_Problem requirements:_
Pictures aside, quote the whole listing exactly.

_Source data:_
»»

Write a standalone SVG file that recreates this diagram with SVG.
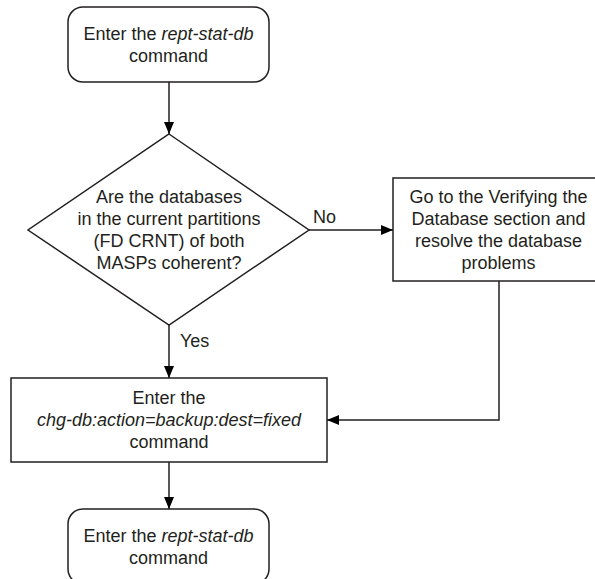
<svg xmlns="http://www.w3.org/2000/svg" width="595" height="579" viewBox="0 0 595 579">
<style>
.shape{fill:#fff;stroke:#231f20;stroke-width:1.5}
.line{fill:none;stroke:#231f20;stroke-width:1.5}
text{font-family:"Liberation Sans",Arial,sans-serif;font-size:18px;fill:#231f20}
.c{text-anchor:middle}
.i{font-style:italic}
</style>
<defs>
<marker id="arr" markerWidth="12" markerHeight="10" refX="12" refY="5" orient="auto" markerUnits="userSpaceOnUse">
<path d="M0,0 L12,5 L0,10 Z" fill="#000"/>
</marker>
</defs>
<rect width="595" height="579" fill="#fff"/>
<g id="connectors">
<line class="line" x1="169" y1="82" x2="169" y2="134" marker-end="url(#arr)"/>
<line class="line" x1="309" y1="230" x2="393" y2="230" marker-end="url(#arr)"/>
<line class="line" x1="169" y1="325" x2="169" y2="378" marker-end="url(#arr)"/>
<polyline class="line" points="499,281 499,420 327,420" marker-end="url(#arr)"/>
<line class="line" x1="169" y1="462" x2="169" y2="509" marker-end="url(#arr)"/>
<text x="313" y="223">No</text>
<text x="180" y="347">Yes</text>
</g>
<g id="start">
<rect class="shape" x="68" y="7" width="201" height="75" rx="15" ry="15"/>
<text class="c" x="168.5" y="39.5">Enter the <tspan class="i">rept-stat-db</tspan></text>
<text class="c" x="168.5" y="61.5">command</text>
</g>
<g id="decision">
<polygon class="shape" points="169,134 309,230 169,325 28,230"/>
<text class="c" x="169" y="203">Are the databases</text>
<text class="c" x="169" y="225">in the current partitions</text>
<text class="c" x="169" y="247">(FD CRNT) of both</text>
<text class="c" x="169" y="269">MASPs coherent?</text>
</g>
<g id="verify">
<rect class="shape" x="393" y="178" width="212" height="103"/>
<text class="c" x="498.5" y="203">Go to the Verifying the</text>
<text class="c" x="498.5" y="225">Database section and</text>
<text class="c" x="498.5" y="247">resolve the database</text>
<text class="c" x="498.5" y="269">problems</text>
</g>
<g id="backup">
<rect class="shape" x="11" y="378" width="316" height="84"/>
<text class="c" x="169" y="404">Enter the</text>
<text class="c i" x="169" y="426">chg-db:action=backup:dest=fixed</text>
<text class="c" x="169" y="448">command</text>
</g>
<g id="end">
<rect class="shape" x="68" y="509" width="201" height="75" rx="15" ry="15"/>
<text class="c" x="168.5" y="541.5">Enter the <tspan class="i">rept-stat-db</tspan></text>
<text class="c" x="168.5" y="563.5">command</text>
</g>
</svg>
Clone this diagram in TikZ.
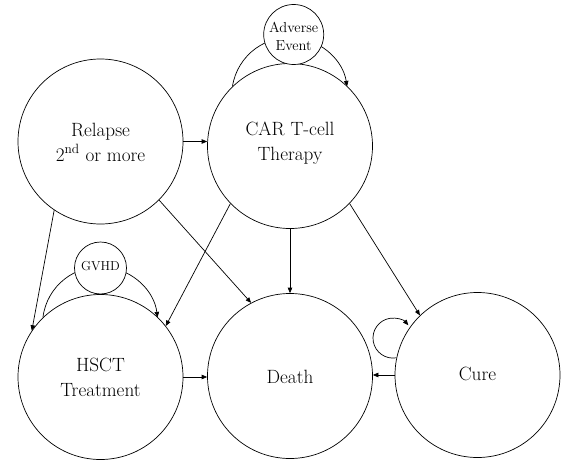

««

_Answer below:_
Write a standalone SVG file that recreates this diagram with SVG.
<svg xmlns="http://www.w3.org/2000/svg" width="595" height="579" viewBox="0 0 595 579">
<style>
.shape{fill:#fff;stroke:#231f20;stroke-width:1.5}
.line{fill:none;stroke:#231f20;stroke-width:1.5}
text{font-family:"Liberation Sans",Arial,sans-serif;font-size:18px;fill:#231f20}
.c{text-anchor:middle}
.i{font-style:italic}
</style>
<defs>
<marker id="arr" markerWidth="12" markerHeight="10" refX="12" refY="5" orient="auto" markerUnits="userSpaceOnUse">
<path d="M0,0 L12,5 L0,10 Z" fill="#000"/>
</marker>
</defs>
<rect width="595" height="579" fill="#fff"/>
<g id="connectors">
<line class="line" x1="169" y1="82" x2="169" y2="134" marker-end="url(#arr)"/>
<line class="line" x1="309" y1="230" x2="393" y2="230" marker-end="url(#arr)"/>
<line class="line" x1="169" y1="325" x2="169" y2="378" marker-end="url(#arr)"/>
<polyline class="line" points="499,281 499,420 327,420" marker-end="url(#arr)"/>
<line class="line" x1="169" y1="462" x2="169" y2="509" marker-end="url(#arr)"/>
<text x="313" y="223">No</text>
<text x="180" y="347">Yes</text>
</g>
<g id="start">
<rect class="shape" x="68" y="7" width="201" height="75" rx="15" ry="15"/>
<text class="c" x="168.5" y="39.5">Enter the <tspan class="i">rept-stat-db</tspan></text>
<text class="c" x="168.5" y="61.5">command</text>
</g>
<g id="decision">
<polygon class="shape" points="169,134 309,230 169,325 28,230"/>
<text class="c" x="169" y="203">Are the databases</text>
<text class="c" x="169" y="225">in the current partitions</text>
<text class="c" x="169" y="247">(FD CRNT) of both</text>
<text class="c" x="169" y="269">MASPs coherent?</text>
</g>
<g id="verify">
<rect class="shape" x="393" y="178" width="212" height="103"/>
<text class="c" x="498.5" y="203">Go to the Verifying the</text>
<text class="c" x="498.5" y="225">Database section and</text>
<text class="c" x="498.5" y="247">resolve the database</text>
<text class="c" x="498.5" y="269">problems</text>
</g>
<g id="backup">
<rect class="shape" x="11" y="378" width="316" height="84"/>
<text class="c" x="169" y="404">Enter the</text>
<text class="c i" x="169" y="426">chg-db:action=backup:dest=fixed</text>
<text class="c" x="169" y="448">command</text>
</g>
<g id="end">
<rect class="shape" x="68" y="509" width="201" height="75" rx="15" ry="15"/>
<text class="c" x="168.5" y="541.5">Enter the <tspan class="i">rept-stat-db</tspan></text>
<text class="c" x="168.5" y="563.5">command</text>
</g>
</svg>
Clone this diagram in TikZ.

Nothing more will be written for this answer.